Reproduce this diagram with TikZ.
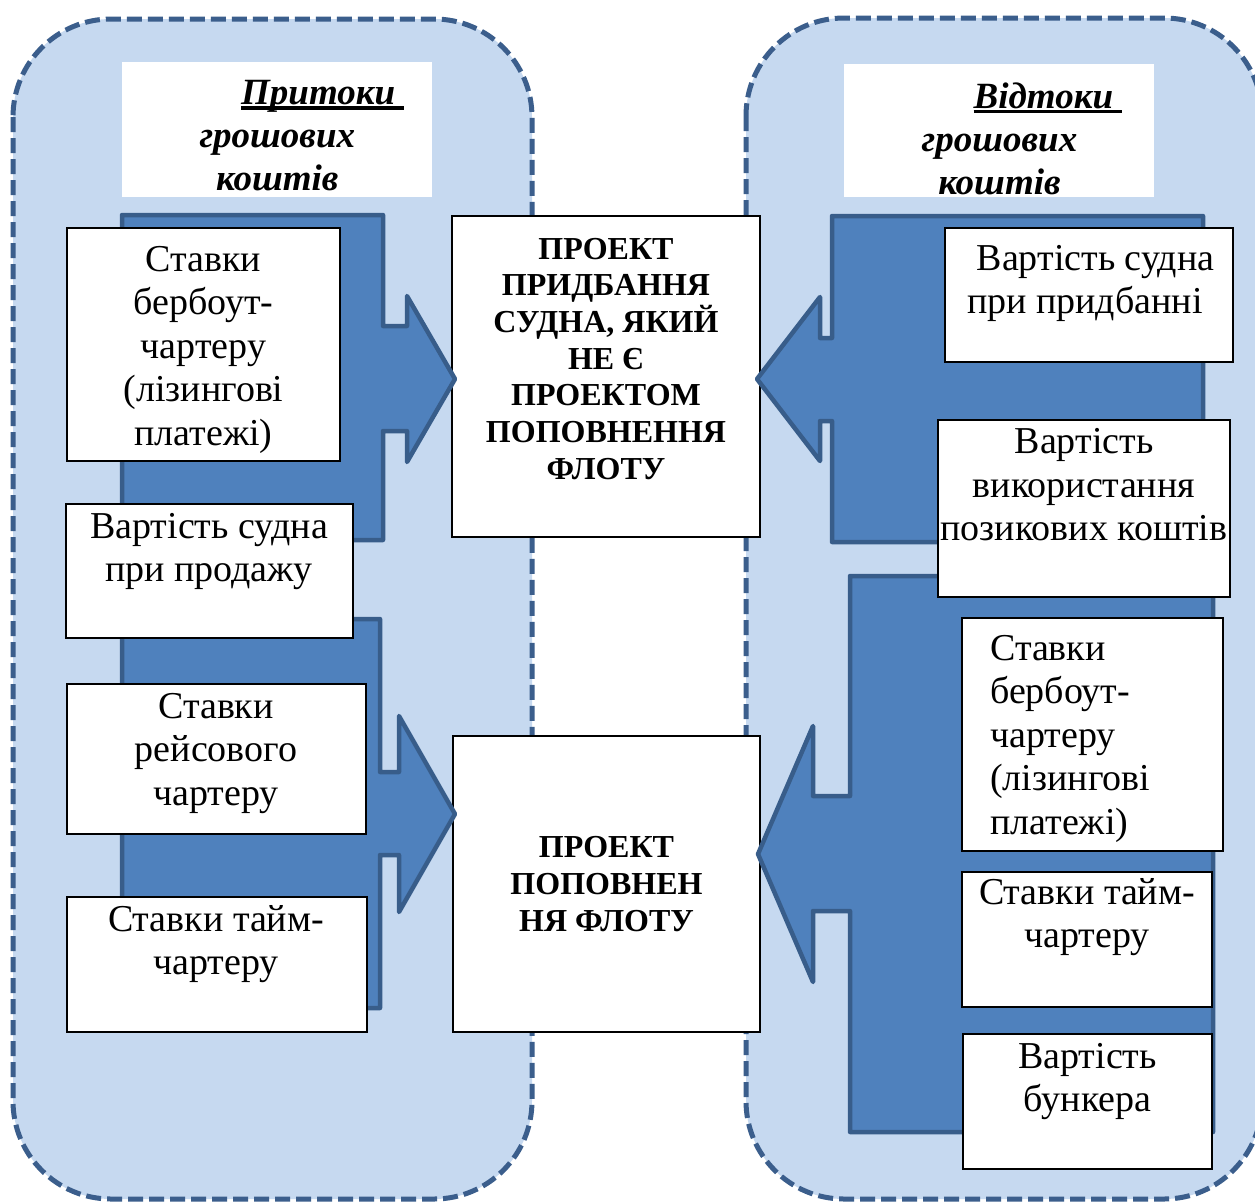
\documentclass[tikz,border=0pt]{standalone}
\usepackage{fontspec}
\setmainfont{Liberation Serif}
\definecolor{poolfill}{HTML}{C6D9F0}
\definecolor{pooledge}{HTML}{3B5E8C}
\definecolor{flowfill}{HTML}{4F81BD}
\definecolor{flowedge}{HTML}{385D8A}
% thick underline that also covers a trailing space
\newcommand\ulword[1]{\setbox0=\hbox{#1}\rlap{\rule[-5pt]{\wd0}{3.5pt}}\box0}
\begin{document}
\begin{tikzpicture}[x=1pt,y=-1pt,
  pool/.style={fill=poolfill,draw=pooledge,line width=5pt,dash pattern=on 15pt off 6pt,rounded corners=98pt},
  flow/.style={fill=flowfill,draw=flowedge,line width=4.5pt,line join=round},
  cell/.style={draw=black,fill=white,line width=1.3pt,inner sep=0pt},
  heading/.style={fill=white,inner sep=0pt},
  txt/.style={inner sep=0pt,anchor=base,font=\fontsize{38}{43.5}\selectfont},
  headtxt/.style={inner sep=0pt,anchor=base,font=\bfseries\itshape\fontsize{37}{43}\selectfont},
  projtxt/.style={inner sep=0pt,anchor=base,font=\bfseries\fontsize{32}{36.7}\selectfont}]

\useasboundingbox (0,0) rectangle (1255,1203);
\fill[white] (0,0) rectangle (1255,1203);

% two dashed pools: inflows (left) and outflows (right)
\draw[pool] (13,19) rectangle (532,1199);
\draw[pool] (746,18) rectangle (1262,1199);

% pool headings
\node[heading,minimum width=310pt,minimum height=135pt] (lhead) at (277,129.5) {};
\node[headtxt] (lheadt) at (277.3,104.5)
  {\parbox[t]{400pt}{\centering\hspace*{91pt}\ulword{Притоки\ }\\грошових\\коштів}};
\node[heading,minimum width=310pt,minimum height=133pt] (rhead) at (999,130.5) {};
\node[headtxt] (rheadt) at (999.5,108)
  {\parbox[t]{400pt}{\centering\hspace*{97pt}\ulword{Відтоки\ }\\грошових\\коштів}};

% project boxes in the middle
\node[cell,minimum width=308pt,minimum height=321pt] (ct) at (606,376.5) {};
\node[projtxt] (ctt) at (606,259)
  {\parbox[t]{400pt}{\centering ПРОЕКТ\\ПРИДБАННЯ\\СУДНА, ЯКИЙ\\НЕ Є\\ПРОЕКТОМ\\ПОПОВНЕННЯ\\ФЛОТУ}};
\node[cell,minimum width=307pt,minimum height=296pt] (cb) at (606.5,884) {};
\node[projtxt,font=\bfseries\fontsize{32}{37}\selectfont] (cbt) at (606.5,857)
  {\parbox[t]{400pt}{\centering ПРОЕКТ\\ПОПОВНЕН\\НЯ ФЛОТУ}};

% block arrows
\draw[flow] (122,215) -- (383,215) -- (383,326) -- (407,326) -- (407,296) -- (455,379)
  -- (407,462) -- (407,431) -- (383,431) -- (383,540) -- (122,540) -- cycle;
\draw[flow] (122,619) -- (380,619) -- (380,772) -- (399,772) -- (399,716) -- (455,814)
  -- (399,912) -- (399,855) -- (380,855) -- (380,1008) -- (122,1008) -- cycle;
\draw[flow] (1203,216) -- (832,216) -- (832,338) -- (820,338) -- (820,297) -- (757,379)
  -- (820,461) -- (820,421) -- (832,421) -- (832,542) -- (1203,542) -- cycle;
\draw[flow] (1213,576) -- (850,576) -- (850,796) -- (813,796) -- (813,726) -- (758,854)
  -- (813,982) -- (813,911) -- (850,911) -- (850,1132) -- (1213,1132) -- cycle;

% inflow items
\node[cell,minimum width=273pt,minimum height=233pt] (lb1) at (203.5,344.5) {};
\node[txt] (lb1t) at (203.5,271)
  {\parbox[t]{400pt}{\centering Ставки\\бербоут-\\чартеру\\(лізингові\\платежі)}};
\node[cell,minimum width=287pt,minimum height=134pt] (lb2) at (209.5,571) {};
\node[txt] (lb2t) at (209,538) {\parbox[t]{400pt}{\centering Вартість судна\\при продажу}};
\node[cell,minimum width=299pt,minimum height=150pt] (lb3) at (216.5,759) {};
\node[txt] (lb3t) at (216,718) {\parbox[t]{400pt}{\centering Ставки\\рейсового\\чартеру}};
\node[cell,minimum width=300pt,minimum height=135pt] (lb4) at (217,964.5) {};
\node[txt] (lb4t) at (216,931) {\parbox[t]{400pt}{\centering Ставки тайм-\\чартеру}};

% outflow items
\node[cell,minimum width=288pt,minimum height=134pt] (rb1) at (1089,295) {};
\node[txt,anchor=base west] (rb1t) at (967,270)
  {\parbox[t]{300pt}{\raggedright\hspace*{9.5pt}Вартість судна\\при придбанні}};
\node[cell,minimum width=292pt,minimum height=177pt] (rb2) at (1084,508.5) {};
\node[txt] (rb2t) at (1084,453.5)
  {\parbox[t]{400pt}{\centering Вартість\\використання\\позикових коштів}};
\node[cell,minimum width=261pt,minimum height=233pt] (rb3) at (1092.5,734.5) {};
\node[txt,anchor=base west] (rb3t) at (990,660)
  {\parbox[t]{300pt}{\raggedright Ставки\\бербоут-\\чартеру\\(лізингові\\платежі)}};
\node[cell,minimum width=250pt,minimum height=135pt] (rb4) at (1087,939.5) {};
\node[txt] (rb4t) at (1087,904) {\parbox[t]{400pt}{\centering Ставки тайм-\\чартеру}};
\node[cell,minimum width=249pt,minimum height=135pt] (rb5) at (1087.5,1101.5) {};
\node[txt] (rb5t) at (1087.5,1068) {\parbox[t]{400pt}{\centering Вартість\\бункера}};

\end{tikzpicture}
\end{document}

— Problem statement —
Leave the pictures out and reproduce exactly the lines from the top of the listing above through the line with "(746,18) rectangle (1262,1199);".

— Answer for the task —
Reproduce this diagram with TikZ.
\documentclass[tikz,border=0pt]{standalone}
\usepackage{fontspec}
\setmainfont{Liberation Serif}
\definecolor{poolfill}{HTML}{C6D9F0}
\definecolor{pooledge}{HTML}{3B5E8C}
\definecolor{flowfill}{HTML}{4F81BD}
\definecolor{flowedge}{HTML}{385D8A}
% thick underline that also covers a trailing space
\newcommand\ulword[1]{\setbox0=\hbox{#1}\rlap{\rule[-5pt]{\wd0}{3.5pt}}\box0}
\begin{document}
\begin{tikzpicture}[x=1pt,y=-1pt,
  pool/.style={fill=poolfill,draw=pooledge,line width=5pt,dash pattern=on 15pt off 6pt,rounded corners=98pt},
  flow/.style={fill=flowfill,draw=flowedge,line width=4.5pt,line join=round},
  cell/.style={draw=black,fill=white,line width=1.3pt,inner sep=0pt},
  heading/.style={fill=white,inner sep=0pt},
  txt/.style={inner sep=0pt,anchor=base,font=\fontsize{38}{43.5}\selectfont},
  headtxt/.style={inner sep=0pt,anchor=base,font=\bfseries\itshape\fontsize{37}{43}\selectfont},
  projtxt/.style={inner sep=0pt,anchor=base,font=\bfseries\fontsize{32}{36.7}\selectfont}]

\useasboundingbox (0,0) rectangle (1255,1203);
\fill[white] (0,0) rectangle (1255,1203);

% two dashed pools: inflows (left) and outflows (right)
\draw[pool] (13,19) rectangle (532,1199);
\draw[pool] (746,18) rectangle (1262,1199);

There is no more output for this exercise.